● Set problem: The answer is one number: how many lines hold the string "this".

● Supplied data:
────────────────────

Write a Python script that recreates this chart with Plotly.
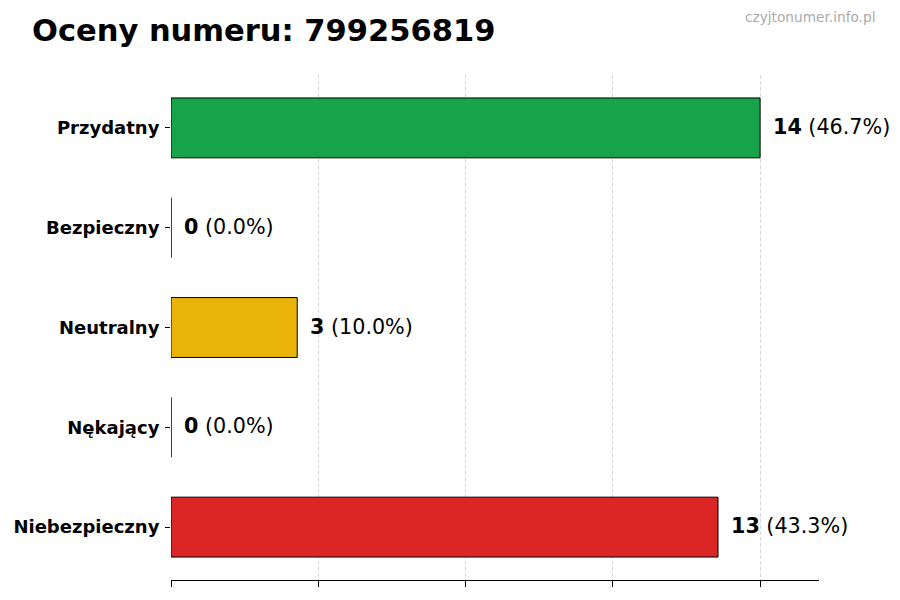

────────────────────

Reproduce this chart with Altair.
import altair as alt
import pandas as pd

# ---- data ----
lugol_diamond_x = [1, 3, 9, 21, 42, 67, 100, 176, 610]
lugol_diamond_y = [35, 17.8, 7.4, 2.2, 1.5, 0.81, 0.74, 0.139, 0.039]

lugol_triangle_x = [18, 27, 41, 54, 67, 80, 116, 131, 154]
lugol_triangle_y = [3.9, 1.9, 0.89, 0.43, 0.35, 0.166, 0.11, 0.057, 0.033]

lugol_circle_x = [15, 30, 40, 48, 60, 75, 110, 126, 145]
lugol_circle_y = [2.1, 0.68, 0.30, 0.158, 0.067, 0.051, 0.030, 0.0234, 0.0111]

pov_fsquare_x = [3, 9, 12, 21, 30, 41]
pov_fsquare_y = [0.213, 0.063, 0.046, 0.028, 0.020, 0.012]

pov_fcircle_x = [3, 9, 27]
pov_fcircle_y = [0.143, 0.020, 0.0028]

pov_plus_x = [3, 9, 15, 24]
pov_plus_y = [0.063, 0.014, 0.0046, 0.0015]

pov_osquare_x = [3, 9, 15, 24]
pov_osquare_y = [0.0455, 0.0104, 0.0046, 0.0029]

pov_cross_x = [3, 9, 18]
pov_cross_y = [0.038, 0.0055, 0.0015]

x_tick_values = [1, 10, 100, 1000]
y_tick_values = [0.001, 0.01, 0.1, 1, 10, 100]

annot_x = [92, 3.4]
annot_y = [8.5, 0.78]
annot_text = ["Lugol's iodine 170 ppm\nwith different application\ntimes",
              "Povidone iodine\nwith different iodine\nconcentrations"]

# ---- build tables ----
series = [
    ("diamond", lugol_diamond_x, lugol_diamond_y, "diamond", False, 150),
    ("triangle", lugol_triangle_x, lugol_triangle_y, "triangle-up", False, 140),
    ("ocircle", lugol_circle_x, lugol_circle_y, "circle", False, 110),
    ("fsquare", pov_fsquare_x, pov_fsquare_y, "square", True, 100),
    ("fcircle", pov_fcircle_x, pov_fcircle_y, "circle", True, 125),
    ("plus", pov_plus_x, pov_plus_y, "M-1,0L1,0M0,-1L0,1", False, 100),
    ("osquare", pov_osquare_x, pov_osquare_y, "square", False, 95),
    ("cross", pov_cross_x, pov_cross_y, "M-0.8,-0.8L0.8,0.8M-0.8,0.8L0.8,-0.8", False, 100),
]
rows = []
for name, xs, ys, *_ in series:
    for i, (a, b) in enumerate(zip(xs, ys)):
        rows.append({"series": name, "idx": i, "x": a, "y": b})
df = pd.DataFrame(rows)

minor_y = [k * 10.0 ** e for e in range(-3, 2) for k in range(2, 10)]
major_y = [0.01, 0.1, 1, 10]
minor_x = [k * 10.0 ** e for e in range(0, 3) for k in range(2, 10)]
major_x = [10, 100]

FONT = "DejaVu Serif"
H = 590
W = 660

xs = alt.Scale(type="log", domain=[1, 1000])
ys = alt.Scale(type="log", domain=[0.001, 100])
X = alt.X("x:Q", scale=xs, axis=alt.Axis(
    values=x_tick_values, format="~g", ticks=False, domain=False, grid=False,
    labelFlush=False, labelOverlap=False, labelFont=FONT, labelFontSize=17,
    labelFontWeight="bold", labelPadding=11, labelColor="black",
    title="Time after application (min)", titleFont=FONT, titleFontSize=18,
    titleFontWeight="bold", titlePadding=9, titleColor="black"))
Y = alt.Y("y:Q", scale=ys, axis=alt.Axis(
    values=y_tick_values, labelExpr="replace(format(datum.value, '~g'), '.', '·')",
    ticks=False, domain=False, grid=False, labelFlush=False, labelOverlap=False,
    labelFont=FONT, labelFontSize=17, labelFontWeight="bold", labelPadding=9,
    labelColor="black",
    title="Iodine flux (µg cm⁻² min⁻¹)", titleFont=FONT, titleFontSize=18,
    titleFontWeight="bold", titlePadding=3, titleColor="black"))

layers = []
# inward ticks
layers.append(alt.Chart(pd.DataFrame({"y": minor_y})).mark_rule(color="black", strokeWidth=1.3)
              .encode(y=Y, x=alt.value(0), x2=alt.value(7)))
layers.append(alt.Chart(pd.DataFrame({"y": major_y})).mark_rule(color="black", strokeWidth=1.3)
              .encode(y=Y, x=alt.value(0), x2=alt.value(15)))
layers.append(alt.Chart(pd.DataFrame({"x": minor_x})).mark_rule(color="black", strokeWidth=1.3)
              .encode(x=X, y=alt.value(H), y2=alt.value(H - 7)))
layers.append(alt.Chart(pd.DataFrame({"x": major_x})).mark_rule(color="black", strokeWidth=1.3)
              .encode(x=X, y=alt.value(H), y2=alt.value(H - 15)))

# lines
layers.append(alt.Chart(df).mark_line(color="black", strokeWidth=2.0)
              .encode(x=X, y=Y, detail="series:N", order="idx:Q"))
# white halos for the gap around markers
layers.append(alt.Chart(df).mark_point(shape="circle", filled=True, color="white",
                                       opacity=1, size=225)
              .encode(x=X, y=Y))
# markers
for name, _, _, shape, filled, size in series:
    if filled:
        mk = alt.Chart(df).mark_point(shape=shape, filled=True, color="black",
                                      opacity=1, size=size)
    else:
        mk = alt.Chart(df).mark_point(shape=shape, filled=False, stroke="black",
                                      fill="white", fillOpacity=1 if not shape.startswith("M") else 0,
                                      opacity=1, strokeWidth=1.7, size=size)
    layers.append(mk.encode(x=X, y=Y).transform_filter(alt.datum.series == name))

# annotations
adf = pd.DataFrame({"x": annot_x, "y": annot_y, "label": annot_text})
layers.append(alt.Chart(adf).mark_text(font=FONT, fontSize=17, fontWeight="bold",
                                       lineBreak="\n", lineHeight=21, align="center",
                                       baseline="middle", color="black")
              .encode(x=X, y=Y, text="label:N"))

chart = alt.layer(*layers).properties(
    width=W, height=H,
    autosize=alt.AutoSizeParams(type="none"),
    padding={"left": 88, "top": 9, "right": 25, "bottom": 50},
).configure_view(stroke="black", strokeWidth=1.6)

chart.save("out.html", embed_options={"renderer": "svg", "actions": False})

────────────────────

● Worked solution: 2